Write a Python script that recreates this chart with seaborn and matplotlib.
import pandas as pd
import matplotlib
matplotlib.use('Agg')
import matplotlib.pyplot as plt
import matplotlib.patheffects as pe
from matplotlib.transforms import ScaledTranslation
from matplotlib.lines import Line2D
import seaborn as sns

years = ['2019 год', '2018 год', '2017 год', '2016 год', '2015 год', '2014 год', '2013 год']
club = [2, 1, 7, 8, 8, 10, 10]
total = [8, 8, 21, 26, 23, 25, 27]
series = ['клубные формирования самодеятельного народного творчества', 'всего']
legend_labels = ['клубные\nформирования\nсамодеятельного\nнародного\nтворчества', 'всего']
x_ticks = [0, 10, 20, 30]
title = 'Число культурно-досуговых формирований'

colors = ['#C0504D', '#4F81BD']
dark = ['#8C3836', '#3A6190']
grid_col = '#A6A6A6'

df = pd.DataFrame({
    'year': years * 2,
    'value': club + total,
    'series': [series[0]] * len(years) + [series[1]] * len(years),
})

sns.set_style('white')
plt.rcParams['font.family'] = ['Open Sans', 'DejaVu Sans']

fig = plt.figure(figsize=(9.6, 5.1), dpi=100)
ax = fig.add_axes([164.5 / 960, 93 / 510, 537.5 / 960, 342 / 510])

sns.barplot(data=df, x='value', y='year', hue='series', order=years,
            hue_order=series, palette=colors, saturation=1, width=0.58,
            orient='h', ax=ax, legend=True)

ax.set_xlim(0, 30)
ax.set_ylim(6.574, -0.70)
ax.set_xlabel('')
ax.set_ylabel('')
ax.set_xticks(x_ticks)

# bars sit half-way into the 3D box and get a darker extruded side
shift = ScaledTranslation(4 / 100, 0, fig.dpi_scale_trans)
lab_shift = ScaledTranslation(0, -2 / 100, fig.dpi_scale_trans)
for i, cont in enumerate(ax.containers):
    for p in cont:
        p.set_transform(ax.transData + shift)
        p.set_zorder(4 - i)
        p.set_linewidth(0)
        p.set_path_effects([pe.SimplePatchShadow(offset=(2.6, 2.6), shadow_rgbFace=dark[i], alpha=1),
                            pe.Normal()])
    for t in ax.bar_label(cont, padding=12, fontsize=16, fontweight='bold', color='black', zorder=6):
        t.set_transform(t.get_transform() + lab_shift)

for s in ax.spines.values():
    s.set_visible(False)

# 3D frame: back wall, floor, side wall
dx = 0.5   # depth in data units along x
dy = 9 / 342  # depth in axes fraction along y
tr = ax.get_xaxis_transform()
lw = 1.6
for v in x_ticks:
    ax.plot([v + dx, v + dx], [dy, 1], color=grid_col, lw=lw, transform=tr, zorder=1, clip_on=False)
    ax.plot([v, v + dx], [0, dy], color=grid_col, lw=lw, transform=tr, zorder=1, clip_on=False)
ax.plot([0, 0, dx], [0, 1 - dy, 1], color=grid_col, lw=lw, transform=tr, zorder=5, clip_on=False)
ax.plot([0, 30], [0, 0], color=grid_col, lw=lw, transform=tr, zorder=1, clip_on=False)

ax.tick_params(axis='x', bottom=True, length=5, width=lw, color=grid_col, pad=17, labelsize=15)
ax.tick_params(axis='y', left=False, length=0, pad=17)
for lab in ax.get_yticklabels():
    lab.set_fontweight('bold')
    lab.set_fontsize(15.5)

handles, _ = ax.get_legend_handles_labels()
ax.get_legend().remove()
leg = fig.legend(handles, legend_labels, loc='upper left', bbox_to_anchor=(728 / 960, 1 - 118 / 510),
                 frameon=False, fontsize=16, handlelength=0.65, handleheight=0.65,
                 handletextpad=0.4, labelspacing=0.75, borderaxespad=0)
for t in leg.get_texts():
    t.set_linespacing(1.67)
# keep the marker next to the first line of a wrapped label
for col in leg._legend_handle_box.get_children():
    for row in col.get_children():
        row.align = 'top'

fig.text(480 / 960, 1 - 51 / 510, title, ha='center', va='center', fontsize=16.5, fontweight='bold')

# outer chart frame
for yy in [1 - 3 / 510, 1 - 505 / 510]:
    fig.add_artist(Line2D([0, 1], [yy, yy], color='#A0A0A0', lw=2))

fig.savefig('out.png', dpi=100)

----

Given instruction:
Your output must be the lines of the material above, from the first through the line that contains "import seaborn as sns", copied exactly. Include both endpoints and nothing else.

Finished answer:
Write a Python script that recreates this chart with seaborn and matplotlib.
import pandas as pd
import matplotlib
matplotlib.use('Agg')
import matplotlib.pyplot as plt
import matplotlib.patheffects as pe
from matplotlib.transforms import ScaledTranslation
from matplotlib.lines import Line2D
import seaborn as sns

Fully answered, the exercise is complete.